AGUILAR STATE OF NEVADA GABRIEL DI CHIARA


Secretary of State Chief Deputy Secretary of State

RUBEN J. RODRIGUEZ ERIN HOUSTON


Deputy Secretary for Southern Nevada Deputy Secretary for Securities

SHAUNA BAKKEDAHL MARK A. WLASCHIN


Deputy Secretary for Commercial Recordings Deputy Secretary for Elections
OFFICE OF THE
DEBBIE I. BOWMAN SECRETARY OF STATE
Deputy Secretary for Operations

MEMORANDUM

To: Nevada County Clerks & Registrars


From: Mark Wlaschin
Date: August 27, 2024
Subject: Memo 2024-026 – Personal Knowledge

The following guidance is provided to clarify the “personal knowledge” required to challenge to
a registered voter pursuant to NRS 293.535 and NRS 293.547.

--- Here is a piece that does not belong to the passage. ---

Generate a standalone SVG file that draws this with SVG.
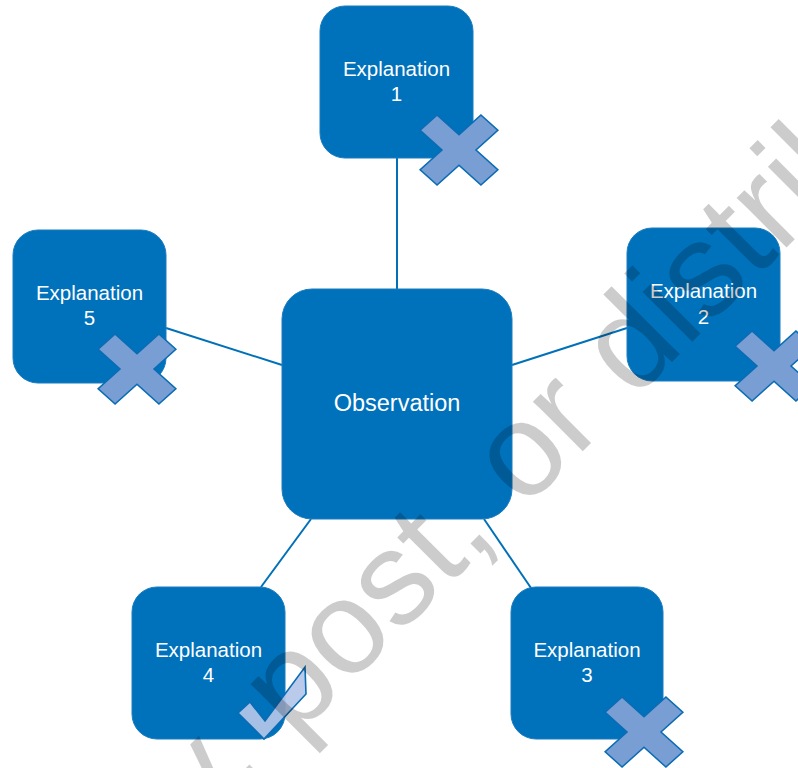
<svg xmlns="http://www.w3.org/2000/svg" width="798" height="768" viewBox="0 0 798 768">
<defs>
<style>
.box{fill:#0071bb;stroke:#1a7cc0;stroke-width:1}
.lbl{fill:#ffffff;font-family:"Liberation Sans",Arial,sans-serif;font-size:20.5px;text-anchor:middle}
.obs{fill:#ffffff;font-family:"Liberation Sans",Arial,sans-serif;font-size:23.5px;text-anchor:middle}
.con{stroke:#0070b8;stroke-width:2;fill:none}
.xm{fill:#789ed3;stroke:#0a6cb4;stroke-width:1.6;stroke-linejoin:miter}
.ck{fill:#b3c6e8;fill-opacity:0.92;stroke:#0a6cb4;stroke-width:1.6}
.wm{fill:#000000;fill-opacity:0.2;font-family:"Liberation Sans",Arial,sans-serif;font-size:133px}
</style>
<polygon id="xshape" points="12,12 43,12 43,-12 12,-12 12,-43 -12,-43 -12,-12 -43,-12 -43,12 -12,12 -12,43 12,43"/>
</defs>
<rect width="798" height="768" fill="#ffffff"/>
<g id="connectors">
<line class="con" x1="397" y1="158" x2="397" y2="289"/>
<line class="con" x1="166" y1="328" x2="282" y2="365"/>
<line class="con" x1="512" y1="365" x2="627" y2="328"/>
<line class="con" x1="311" y1="519" x2="261" y2="587"/>
<line class="con" x1="484" y1="519" x2="531" y2="588"/>
</g>
<g id="observation">
<rect class="box" x="282" y="289" width="230" height="230" rx="30"/>
<text class="obs" x="397" y="411">Observation</text>
</g>
<g id="explanation1">
<rect class="box" x="320" y="6" width="153" height="152" rx="25"/>
<text class="lbl" x="396.5" y="76">Explanation</text>
<text class="lbl" x="396.5" y="101">1</text>
<use href="#xshape" class="xm" transform="translate(459,150) scale(1,0.9) rotate(45)"/>
</g>
<g id="explanation2">
<rect class="box" x="627" y="228" width="153" height="153" rx="25"/>
<text class="lbl" x="703.5" y="298">Explanation</text>
<text class="lbl" x="703.5" y="324">2</text>
<use href="#xshape" class="xm" transform="translate(774,366) scale(1,0.9) rotate(45)"/>
</g>
<g id="explanation3">
<rect class="box" x="511" y="587" width="152" height="152" rx="25"/>
<text class="lbl" x="587" y="657">Explanation</text>
<text class="lbl" x="587" y="682">3</text>
<use href="#xshape" class="xm" transform="translate(644,732) scale(1,0.9) rotate(45)"/>
</g>
<g id="explanation4">
<rect class="box" x="132" y="587" width="153" height="152" rx="25"/>
<text class="lbl" x="208.5" y="657">Explanation</text>
<text class="lbl" x="208.5" y="682">4</text>
<polygon class="ck" points="238,713 250,702 265,721 305,667 306,694 264,739"/>
</g>
<g id="explanation5">
<rect class="box" x="13" y="230" width="153" height="153" rx="25"/>
<text class="lbl" x="89.5" y="300">Explanation</text>
<text class="lbl" x="89.5" y="325">5</text>
<use href="#xshape" class="xm" transform="translate(137,369) scale(1,0.9) rotate(45)"/>
</g>
<text class="wm" transform="translate(50,984) rotate(-45)">copy, post, or distribute</text>
</svg>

I. Written Challenge Statutes

Nevada law permits two forms of written challenge to voter eligibility, one under NRS 293.535,
and the other under NRS 293.547. Both types of challenge require the challenger to attest that
they have personal knowledge of the facts relating to voter eligibility supporting the challenge.

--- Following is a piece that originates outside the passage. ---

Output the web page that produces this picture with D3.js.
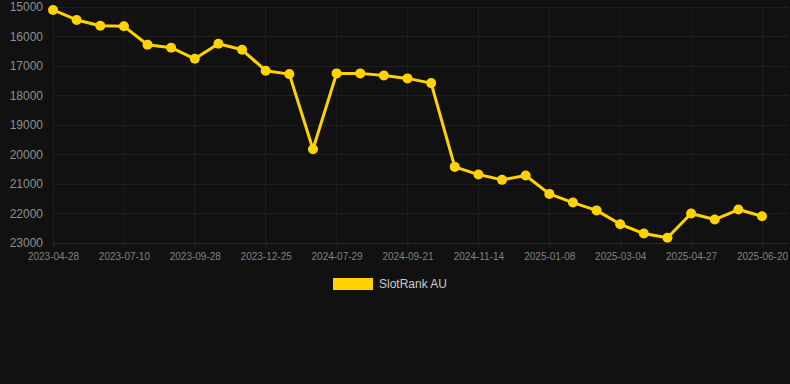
<!DOCTYPE html>
<html>
<head>
<meta charset="utf-8">
<script src="https://cdn.jsdelivr.net/npm/d3@7"></script>
<style>
  html, body { margin: 0; padding: 0; background: #111111; }
  svg { display: block; }
</style>
</head>
<body>
<svg id="chart" width="790" height="384"></svg>
<script>
// ---- data ----
const categories = [
  "2023-04-28","2023-05-22","2023-06-16","2023-07-10","2023-08-05","2023-09-02",
  "2023-09-28","2023-10-28","2023-11-26","2023-12-25","2024-03-01","2024-05-15",
  "2024-07-29","2024-08-16","2024-09-03","2024-09-21","2024-10-09","2024-10-27",
  "2024-11-14","2024-12-02","2024-12-20","2025-01-08","2025-01-26","2025-02-14",
  "2025-03-04","2025-03-22","2025-04-09","2025-04-27","2025-05-15","2025-06-02",
  "2025-06-20"
];
const seriesName = "SlotRank AU";
const rankValues = [
  15100, 15440, 15635, 15655, 16280, 16380,
  16755, 16245, 16450, 17160, 17275, 19820,
  17250, 17250, 17320, 17420, 17580, 20420,
  20680, 20860, 20710, 21335, 21630, 21895,
  22365, 22680, 22820, 22000, 22205, 21865,
  22095
];
const xTickLabels = [
  "2023-04-28","2023-07-10","2023-09-28","2023-12-25","2024-07-29","2024-09-21",
  "2024-11-14","2025-01-08","2025-03-04","2025-04-27","2025-06-20"
];
const yTicks = [15000, 16000, 17000, 18000, 19000, 20000, 21000, 22000, 23000];

// ---- layout ----
const svg = d3.select("#chart");
const plotLeft = 53, plotRight = 762, gridRight = 788;
const plotTop = 7, plotBottom = 243;
const color = "#FFD200";

const x = d3.scalePoint().domain(categories).range([plotLeft, plotRight]);
const y = d3.scaleLinear().domain([15000, 23000]).range([plotTop, plotBottom]);

// horizontal grid
svg.append("g").selectAll("line").data(yTicks).join("line")
  .attr("x1", plotLeft).attr("x2", gridRight)
  .attr("y1", d => y(d)).attr("y2", d => y(d))
  .attr("stroke", d => d === 23000 ? "#2a2a2a" : "#1f1f1f")
  .attr("stroke-width", 1)
  .attr("shape-rendering", "crispEdges");

// vertical grid
svg.append("g").selectAll("line").data(xTickLabels).join("line")
  .attr("x1", d => x(d)).attr("x2", d => x(d))
  .attr("y1", plotTop).attr("y2", plotBottom)
  .attr("stroke", "#1c1c1c")
  .attr("stroke-width", 1)
  .attr("shape-rendering", "crispEdges");

// y axis labels
const yAxis = d3.axisLeft(y).tickValues(yTicks).tickSize(0).tickPadding(0).tickFormat(d3.format("d"));
const gy = svg.append("g").attr("transform", `translate(43,0)`).call(yAxis);
gy.select(".domain").remove();
gy.selectAll("text")
  .attr("fill", "#8f8f8f")
  .style("font-family", "Liberation Sans, Arial, sans-serif")
  .style("font-size", "12px");

// x axis
const xAxis = d3.axisBottom(x).tickValues(xTickLabels).tickSize(4).tickPadding(6);
const gx = svg.append("g").attr("transform", `translate(0,${plotBottom})`).call(xAxis);
gx.select(".domain").remove();
gx.selectAll(".tick line").attr("stroke", "#2a2a2a");
gx.selectAll("text")
  .attr("fill", "#808080")
  .style("font-family", "Liberation Sans, Arial, sans-serif")
  .style("font-size", "10px");

// line
const pts = categories.map((c, i) => ({ c, v: rankValues[i] }));
const line = d3.line().x(d => x(d.c)).y(d => y(d.v));
svg.append("path").datum(pts)
  .attr("d", line)
  .attr("fill", "none")
  .attr("stroke", color)
  .attr("stroke-width", 3)
  .attr("stroke-linejoin", "round");

svg.append("g").selectAll("circle").data(pts).join("circle")
  .attr("cx", d => x(d.c)).attr("cy", d => y(d.v))
  .attr("r", 5)
  .attr("fill", color);

// legend
const lg = svg.append("g");
lg.append("rect").attr("x", 333).attr("y", 278).attr("width", 40).attr("height", 12).attr("fill", color);
lg.append("text").attr("x", 379).attr("y", 284).attr("dy", "0.35em")
  .attr("fill", "#cccccc")
  .style("font-family", "Liberation Sans, Arial, sans-serif")
  .style("font-size", "12px")
  .text(seriesName);
</script>
</body>
</html>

Under NRS 293.535, a challenger may file an affidavit stating either that the registrant (1) is not
a citizen of the United States, or (2) has moved outside the boundaries of the county where they
are registered and established a new residence with the intention of remaining in there
indefinitely and abandoning their previous residence. In either case, the challenger must state
that they have “personal knowledge” of the facts alleged.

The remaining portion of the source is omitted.